▸ Provided information:
↓↓↓

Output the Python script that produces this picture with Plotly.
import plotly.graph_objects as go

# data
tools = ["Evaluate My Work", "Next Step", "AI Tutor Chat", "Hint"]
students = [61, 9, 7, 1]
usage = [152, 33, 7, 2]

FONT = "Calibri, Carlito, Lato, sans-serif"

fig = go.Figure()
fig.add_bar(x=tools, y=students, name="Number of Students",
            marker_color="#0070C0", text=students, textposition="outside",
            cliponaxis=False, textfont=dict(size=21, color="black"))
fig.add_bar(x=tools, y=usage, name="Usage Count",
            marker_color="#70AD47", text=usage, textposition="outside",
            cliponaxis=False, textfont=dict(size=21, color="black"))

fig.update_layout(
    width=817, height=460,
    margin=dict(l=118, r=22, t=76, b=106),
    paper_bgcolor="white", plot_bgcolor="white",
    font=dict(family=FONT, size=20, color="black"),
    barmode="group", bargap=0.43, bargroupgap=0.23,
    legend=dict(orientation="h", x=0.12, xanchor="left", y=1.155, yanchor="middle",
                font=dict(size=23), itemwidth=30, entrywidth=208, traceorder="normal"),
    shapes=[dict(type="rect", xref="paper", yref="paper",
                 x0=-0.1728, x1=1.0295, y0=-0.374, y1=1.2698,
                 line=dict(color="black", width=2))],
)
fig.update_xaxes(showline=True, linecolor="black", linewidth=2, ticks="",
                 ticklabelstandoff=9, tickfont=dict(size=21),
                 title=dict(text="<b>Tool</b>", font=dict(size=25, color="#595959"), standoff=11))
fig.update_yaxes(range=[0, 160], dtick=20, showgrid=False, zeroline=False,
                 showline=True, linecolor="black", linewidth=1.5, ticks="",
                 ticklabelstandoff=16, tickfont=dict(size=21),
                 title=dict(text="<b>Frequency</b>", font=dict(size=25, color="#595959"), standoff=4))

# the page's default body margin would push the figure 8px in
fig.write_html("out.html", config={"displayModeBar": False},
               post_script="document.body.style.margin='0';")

↑↑↑
↓↓↓

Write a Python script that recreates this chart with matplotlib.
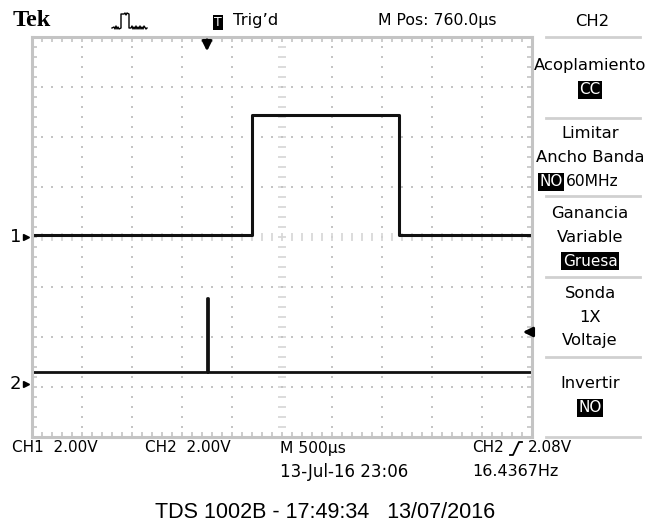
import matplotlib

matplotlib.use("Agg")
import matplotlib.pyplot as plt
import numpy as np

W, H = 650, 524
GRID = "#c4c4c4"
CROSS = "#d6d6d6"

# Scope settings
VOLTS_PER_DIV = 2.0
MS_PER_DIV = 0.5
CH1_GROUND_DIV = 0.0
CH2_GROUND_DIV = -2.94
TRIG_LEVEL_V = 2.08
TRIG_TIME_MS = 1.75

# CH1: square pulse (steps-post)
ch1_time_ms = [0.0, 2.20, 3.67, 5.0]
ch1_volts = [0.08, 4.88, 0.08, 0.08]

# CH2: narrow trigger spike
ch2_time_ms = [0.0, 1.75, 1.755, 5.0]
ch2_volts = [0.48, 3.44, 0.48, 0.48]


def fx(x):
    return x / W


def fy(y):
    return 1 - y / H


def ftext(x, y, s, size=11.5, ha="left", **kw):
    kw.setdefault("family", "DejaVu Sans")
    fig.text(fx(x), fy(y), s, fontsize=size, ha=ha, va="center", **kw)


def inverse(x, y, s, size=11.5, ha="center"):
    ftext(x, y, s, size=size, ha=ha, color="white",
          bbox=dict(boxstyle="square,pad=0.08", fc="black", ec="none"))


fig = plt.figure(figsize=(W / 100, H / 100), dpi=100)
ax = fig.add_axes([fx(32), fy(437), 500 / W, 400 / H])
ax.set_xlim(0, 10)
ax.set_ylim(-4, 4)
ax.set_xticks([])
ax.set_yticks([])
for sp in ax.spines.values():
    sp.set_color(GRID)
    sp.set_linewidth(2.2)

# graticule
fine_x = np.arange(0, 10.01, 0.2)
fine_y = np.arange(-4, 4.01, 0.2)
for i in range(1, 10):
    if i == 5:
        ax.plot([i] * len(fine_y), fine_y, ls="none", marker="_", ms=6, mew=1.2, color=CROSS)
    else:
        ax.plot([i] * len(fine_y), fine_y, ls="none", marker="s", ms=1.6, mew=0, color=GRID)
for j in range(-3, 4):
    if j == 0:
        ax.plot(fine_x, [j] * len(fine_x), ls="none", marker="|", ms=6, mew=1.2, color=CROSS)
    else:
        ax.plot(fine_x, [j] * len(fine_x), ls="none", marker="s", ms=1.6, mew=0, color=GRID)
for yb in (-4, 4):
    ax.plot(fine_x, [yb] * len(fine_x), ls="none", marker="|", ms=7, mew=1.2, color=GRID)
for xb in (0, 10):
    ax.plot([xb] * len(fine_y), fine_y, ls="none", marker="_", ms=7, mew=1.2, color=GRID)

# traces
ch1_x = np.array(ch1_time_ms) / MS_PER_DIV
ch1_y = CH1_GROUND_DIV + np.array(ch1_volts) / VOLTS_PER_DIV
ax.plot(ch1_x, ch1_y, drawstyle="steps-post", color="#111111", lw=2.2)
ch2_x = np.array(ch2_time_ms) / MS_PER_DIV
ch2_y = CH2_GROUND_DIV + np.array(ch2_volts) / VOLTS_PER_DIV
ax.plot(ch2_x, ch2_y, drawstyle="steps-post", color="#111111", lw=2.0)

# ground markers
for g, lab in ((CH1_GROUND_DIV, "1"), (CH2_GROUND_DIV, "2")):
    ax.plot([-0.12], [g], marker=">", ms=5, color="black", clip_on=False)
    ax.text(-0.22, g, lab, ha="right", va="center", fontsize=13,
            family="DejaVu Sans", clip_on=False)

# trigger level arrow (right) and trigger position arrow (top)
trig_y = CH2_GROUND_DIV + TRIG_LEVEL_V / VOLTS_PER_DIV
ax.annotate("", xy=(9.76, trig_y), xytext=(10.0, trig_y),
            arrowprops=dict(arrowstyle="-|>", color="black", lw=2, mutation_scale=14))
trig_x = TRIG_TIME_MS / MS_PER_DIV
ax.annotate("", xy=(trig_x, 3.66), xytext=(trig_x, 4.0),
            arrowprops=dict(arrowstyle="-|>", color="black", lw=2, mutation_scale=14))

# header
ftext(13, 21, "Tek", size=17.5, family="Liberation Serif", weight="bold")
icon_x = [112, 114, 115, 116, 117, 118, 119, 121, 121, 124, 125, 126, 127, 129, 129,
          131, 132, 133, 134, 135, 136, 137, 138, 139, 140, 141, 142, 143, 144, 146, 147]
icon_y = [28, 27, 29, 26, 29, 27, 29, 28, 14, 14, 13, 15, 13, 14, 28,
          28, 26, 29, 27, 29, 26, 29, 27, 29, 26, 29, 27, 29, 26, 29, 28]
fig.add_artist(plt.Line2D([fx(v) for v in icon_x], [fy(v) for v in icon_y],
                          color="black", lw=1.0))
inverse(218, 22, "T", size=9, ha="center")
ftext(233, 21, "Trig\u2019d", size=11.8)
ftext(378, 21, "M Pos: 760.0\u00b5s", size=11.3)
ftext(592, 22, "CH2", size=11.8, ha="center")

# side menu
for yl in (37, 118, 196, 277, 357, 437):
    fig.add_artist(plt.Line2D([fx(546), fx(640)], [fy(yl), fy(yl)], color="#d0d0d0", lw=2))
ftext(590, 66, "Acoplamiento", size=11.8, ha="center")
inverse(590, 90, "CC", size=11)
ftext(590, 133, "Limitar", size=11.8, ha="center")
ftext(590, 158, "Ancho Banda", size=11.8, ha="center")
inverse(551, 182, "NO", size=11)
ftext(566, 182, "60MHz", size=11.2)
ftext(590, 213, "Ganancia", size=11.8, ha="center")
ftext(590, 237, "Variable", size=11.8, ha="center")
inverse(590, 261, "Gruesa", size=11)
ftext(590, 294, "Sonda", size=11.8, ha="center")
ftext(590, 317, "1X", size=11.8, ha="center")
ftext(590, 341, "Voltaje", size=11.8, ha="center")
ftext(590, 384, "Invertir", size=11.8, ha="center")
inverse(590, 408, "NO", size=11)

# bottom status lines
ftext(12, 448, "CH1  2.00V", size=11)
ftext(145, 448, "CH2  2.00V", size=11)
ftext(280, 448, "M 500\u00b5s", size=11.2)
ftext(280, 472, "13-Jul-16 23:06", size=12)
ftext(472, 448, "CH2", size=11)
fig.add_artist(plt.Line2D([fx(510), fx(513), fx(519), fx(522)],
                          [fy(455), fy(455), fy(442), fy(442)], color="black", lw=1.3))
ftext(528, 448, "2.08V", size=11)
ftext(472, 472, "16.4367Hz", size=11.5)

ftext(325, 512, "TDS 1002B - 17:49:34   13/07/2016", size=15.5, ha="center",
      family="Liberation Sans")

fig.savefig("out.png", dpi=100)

↑↑↑
↓↓↓

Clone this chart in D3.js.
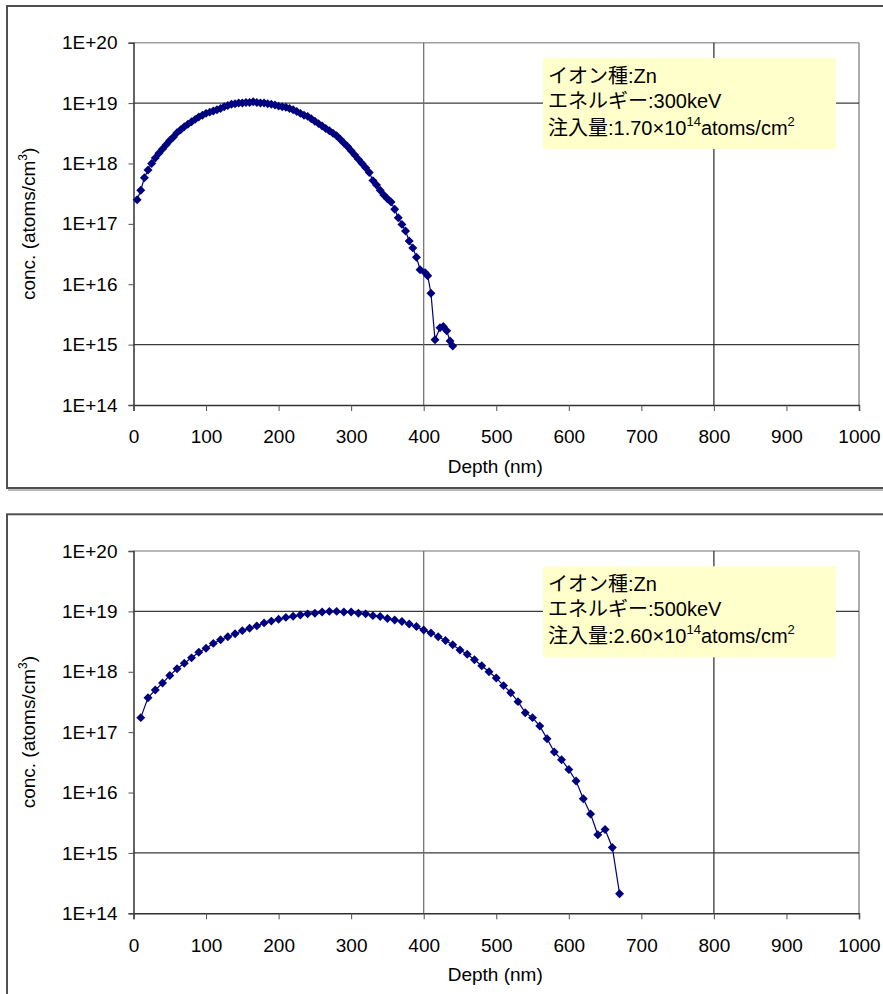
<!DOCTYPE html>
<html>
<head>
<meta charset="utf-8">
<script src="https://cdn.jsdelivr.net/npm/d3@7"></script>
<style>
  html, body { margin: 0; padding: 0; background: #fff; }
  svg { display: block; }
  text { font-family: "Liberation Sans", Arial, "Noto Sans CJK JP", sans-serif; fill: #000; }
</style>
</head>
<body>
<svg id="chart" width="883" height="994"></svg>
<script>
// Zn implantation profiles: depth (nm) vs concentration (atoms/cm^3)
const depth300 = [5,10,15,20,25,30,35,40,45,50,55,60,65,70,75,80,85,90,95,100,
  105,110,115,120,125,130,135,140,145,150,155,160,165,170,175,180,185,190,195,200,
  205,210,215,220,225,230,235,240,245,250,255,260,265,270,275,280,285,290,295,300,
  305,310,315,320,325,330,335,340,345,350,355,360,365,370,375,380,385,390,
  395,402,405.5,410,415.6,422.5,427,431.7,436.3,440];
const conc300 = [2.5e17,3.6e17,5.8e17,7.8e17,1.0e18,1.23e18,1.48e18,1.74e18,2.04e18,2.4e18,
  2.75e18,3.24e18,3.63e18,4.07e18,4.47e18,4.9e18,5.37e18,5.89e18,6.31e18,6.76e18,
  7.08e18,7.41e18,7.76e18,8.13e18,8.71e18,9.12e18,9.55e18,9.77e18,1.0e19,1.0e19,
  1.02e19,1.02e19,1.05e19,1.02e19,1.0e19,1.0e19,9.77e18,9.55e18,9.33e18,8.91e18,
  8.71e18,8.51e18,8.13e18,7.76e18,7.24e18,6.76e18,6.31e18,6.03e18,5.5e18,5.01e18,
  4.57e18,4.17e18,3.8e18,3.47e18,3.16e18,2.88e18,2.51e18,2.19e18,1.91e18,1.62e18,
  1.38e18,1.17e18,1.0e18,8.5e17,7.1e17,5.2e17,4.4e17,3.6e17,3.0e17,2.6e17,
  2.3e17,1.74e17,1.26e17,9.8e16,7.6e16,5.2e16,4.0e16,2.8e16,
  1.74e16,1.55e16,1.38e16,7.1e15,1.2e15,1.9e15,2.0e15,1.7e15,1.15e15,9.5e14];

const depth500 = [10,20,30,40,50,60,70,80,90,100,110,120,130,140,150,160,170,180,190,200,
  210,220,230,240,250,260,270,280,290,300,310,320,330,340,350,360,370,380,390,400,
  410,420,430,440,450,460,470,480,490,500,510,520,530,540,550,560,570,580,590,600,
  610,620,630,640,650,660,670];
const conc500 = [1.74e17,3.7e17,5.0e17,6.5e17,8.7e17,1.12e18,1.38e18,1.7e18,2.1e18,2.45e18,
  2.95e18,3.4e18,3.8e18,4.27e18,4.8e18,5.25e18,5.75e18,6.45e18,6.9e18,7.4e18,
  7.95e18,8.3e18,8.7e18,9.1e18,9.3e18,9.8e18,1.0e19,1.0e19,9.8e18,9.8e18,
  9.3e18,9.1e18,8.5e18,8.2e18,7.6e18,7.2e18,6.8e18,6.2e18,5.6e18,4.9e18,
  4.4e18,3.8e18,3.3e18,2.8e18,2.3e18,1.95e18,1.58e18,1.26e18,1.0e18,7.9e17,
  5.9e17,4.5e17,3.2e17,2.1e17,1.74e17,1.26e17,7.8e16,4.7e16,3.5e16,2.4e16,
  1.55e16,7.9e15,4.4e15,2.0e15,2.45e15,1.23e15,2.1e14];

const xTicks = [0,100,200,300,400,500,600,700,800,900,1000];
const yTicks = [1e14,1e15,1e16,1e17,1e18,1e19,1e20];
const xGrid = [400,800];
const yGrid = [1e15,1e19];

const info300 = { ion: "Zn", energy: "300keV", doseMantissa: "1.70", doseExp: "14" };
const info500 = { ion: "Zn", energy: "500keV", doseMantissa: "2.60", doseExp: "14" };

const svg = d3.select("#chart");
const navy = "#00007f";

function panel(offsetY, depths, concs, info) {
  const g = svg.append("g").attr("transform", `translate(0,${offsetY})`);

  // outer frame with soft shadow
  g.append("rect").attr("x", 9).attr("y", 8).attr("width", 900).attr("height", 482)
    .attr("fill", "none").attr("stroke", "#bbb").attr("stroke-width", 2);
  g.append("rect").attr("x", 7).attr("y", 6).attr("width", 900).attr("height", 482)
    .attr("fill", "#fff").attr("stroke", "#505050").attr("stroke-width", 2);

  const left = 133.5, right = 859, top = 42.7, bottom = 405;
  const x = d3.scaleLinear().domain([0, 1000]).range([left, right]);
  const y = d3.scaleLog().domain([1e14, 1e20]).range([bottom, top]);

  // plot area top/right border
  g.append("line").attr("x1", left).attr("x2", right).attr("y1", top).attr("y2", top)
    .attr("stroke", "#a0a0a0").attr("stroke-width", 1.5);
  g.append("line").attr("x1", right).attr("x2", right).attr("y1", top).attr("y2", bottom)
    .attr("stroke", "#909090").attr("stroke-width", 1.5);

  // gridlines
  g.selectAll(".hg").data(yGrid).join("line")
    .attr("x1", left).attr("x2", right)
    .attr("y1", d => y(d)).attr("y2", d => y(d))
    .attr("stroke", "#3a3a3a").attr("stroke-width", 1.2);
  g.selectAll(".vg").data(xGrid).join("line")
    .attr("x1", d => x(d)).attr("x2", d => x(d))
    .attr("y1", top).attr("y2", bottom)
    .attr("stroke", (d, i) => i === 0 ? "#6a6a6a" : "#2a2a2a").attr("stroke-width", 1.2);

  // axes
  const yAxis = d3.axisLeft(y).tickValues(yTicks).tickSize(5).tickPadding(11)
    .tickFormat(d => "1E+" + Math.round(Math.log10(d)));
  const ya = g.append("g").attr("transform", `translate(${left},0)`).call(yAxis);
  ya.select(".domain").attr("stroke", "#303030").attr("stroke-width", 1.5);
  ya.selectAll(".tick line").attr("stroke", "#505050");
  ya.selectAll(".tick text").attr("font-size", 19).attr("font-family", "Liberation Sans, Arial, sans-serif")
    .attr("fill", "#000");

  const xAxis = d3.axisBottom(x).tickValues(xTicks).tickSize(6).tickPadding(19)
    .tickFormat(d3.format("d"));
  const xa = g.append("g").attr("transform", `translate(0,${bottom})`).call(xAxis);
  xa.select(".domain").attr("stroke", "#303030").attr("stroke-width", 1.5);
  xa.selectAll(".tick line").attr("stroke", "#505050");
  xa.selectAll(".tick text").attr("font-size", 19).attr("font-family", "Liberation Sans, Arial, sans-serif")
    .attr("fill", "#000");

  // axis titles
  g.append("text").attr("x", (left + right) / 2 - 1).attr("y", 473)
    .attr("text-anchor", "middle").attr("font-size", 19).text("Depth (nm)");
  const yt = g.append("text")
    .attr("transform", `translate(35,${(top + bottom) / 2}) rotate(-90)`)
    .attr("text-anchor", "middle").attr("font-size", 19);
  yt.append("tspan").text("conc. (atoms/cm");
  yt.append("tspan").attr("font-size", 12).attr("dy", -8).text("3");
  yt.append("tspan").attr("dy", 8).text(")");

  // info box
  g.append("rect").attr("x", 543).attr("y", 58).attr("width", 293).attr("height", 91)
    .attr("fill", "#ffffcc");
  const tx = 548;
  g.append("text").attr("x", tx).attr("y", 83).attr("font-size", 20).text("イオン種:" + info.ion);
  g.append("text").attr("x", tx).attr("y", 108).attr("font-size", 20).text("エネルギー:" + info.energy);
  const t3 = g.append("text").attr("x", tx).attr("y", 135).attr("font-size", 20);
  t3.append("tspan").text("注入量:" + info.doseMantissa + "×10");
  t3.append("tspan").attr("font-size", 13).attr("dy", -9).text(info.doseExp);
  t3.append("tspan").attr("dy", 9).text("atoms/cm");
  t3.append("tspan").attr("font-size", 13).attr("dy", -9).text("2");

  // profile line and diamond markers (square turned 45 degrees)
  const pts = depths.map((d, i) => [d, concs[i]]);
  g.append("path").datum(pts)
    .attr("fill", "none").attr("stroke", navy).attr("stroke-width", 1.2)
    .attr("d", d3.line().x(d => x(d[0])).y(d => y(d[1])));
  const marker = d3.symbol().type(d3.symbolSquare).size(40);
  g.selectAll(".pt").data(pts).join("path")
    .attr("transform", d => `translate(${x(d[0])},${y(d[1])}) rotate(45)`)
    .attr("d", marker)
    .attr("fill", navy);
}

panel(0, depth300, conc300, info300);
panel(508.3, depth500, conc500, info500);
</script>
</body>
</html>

↑↑↑

▸ Goal: Copy each line of the data that contains the word "matplotlib".

▸ Complete response:
Write a Python script that recreates this chart with matplotlib.
import matplotlib
matplotlib.use("Agg")
import matplotlib.pyplot as plt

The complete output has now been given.